Русский текст «Девгениева деяния» восходит к недошедшему до нас тексту византийского романа X в., возникшего на основе византийского эпоса о борьбе греков с сарацинами и повествовавшего о похищении сарацинским царем Амиром знатной греческой девушки, на которой он, принявши христианство, женится, и о подвигах и любовных похождениях сына их Дигениса-Акрита. Перевод греческого романа на русский яз. был сделан не позднее XII—XIII вв. Старейший русский список повести XVI в. находился в одном сборнике со «Словом о полку Игореве».

В «Александрии» и в «Девгениевом деянии» центральной фигурой является идеализированный герой, внешние и внутренние качества которого (физическая сила, внешняя красота, выдающаяся храбрость, богатая духовная одаренность) находятся в полном соответствии с представлением верхов феодального общества о светском герое.

Повесть об Акире Премудром составилась из двух повестей, первоначально существовавших отдельно. В одной из них рассказывалось о судьбе царского советника Акира, оклеветанного перед царем Синагрипом племянником Акира Анаданом, осужденного на казнь, но спасенного от смерти и затем благодаря своей мудрости освободившего царя от чужеземной дани, а в другой — заключалось собрание нравоучений Акира Акадану. На византийской почве обе повести были известны уже в объединенном виде. Повесть об Акире повидимому была переведена с греческого непосредственно на русский язык в половине XI в.

Большой популярностью на Руси пользовалась широко известная на Востоке и на Западе повесть о Варлааме и Иосафе. В основе своей она представляет христианизированную биографию Будды. Русский перевод ее относится очевидно к XI в. Главный интерес повести для благочестиво настроенного читателя заключался в притчах и апологах, в значительном количестве вошедших в нее и представляющих собой христианское осмысление буддийских рассказов.
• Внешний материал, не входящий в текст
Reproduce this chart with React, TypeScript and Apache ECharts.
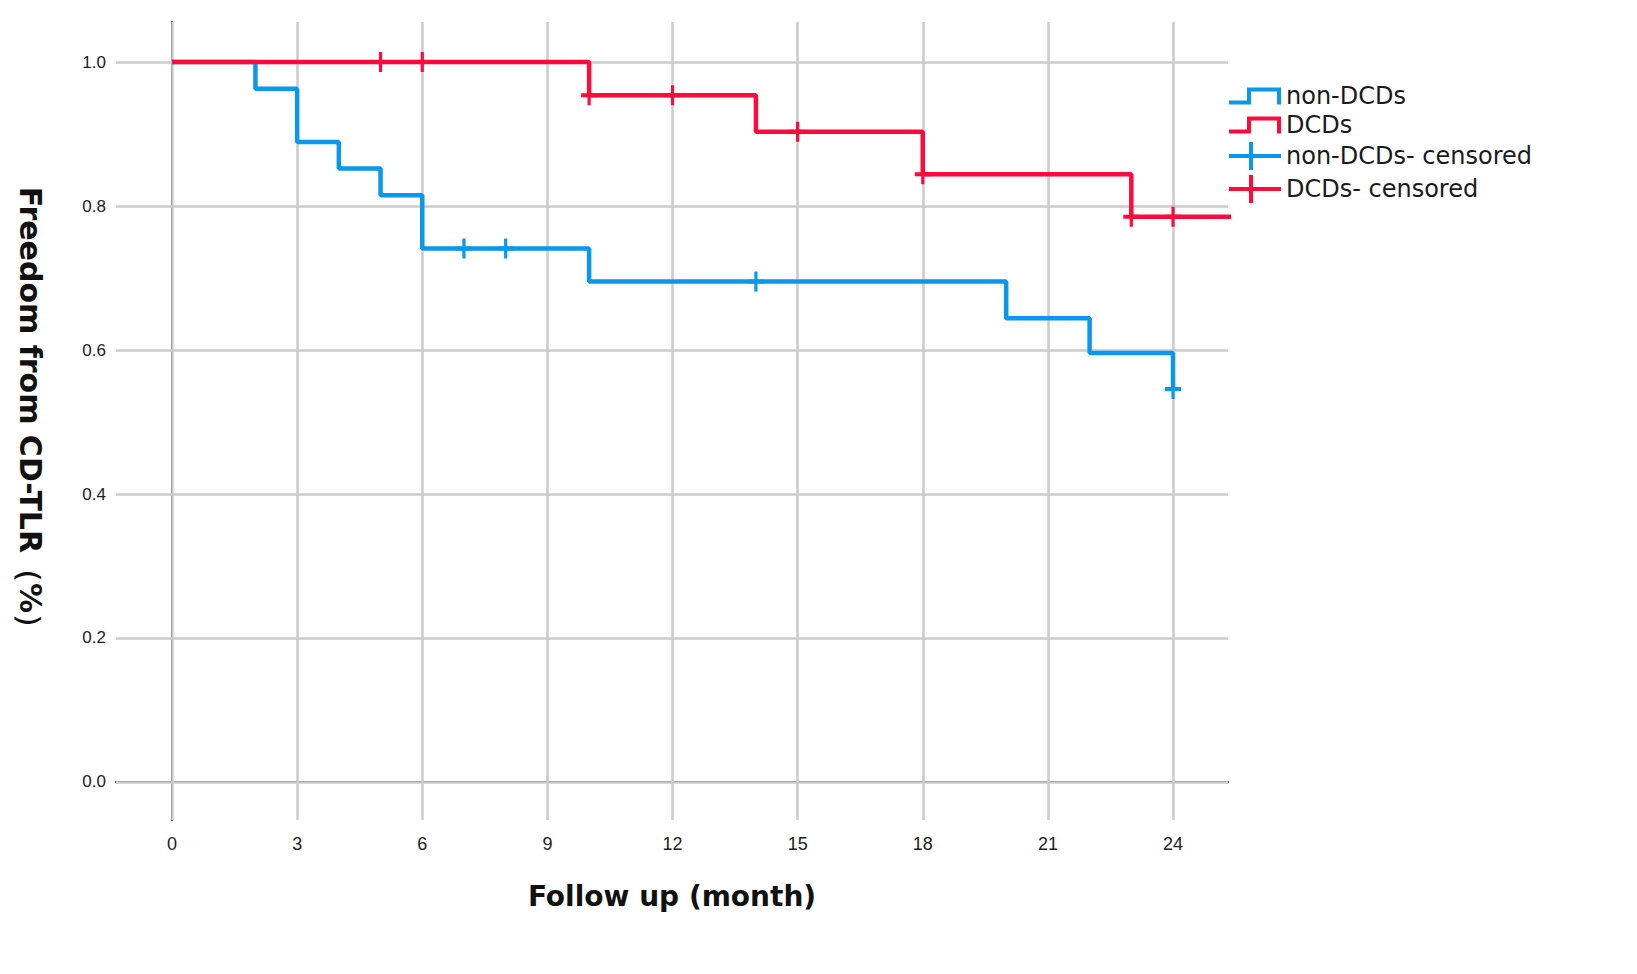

«Сказание об Индийском царстве», или «Сказание об Индии богатой», написанное в форме послания индийского царя и пресвитера Иоанна к греческому царю Эммануилу и описывающее чудеса, богатство и могущество Индии, возникнув в Византии, стало известно в Суздальской Руси вероятно не ранее XIII в.

Значительно распространены были на Руси и популярные в средневековой Европе сказания о Трое («Троянская история»). Источниками повестей о Трое был не Гомер, а позднейшие сказания, ложно приписываемые греку Диктису и фригийцу Дарету. Во второй половине XV в. в переводе с латинского языка у нас появилась повесть о Трое Гвидо де Колумны (конца XIII в.). Она вошла потом в сокращении в поздний хронограф и в Петровскую эпоху была одной из первых печатных книг.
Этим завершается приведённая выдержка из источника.